Na educação, a situação é diferente. Cada esfera tem sua ação bem delimitada. É verdade que, por vezes, há superposição. Por exemplo, existem municípios que abrigam escolas federais, estaduais e municipais. No caso das instituições federais, a sua criação quase sempre se dá por pressões e barganhas com a política local. São raríssimos os casos em que elas resultam de planos ou critérios estabelecidos pelo governo federal e, muito menos, pelos governos locais.
No caso da municipalização, o tema pode ser destrinchado de diferentes formas e com maior ou menor grau de iniciativa ou indução do governo estadual – como ocorreu nos estados do Ceará, mas não do Maranhão. A quase municipalização das séries iniciais em boa parte do país se deu mais por conta da redução demográfica do que por iniciativa dos governos municipais ou estaduais. E onde ela não se deu de forma mais vigorosa, como nos casos de Minas Gerais e São Paulo, foi por falta de vontade política dos respectivos governos estaduais. Nada disso exigiu ou exige a operação de um complexo sistema nacional.

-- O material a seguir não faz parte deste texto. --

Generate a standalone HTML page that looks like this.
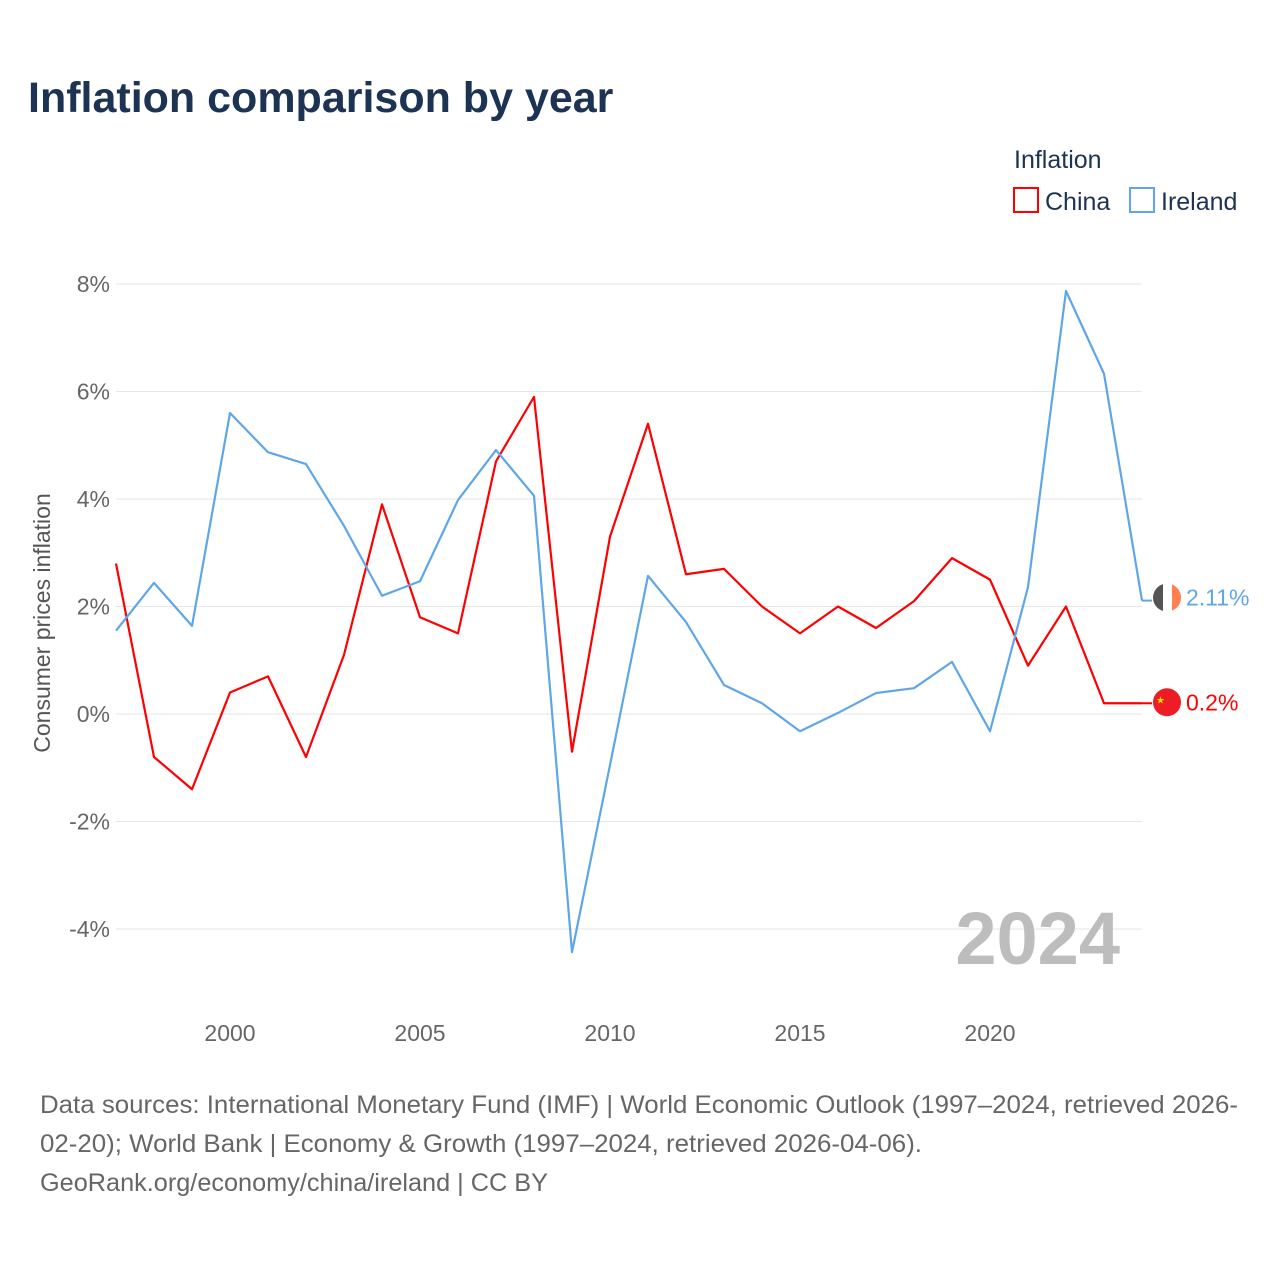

Isso vale também para as regras de repartição dos recursos do Fundeb.
Antes de prosseguir com as discussões sobre a criação do tal sistema, cabe aos defensores da ideia responder: o que um governo municipal, estadual ou federal está impedido de fazer que dependa de autorização de outro? O que o impede um ente federado de se articular com esse outro ente?
Ou, perguntando de forma ainda mais simples: que problemas ou entraves a criação de um Sistema Nacional de Educação ajudaria a resolver? Responder com clareza e objetividade a essa questão nos ajudaria a sair do diabólico círculo vicioso em que nos enveredamos, criando leis pelo simples fato de haver uma lei que preconiza a aprovação de novas leis.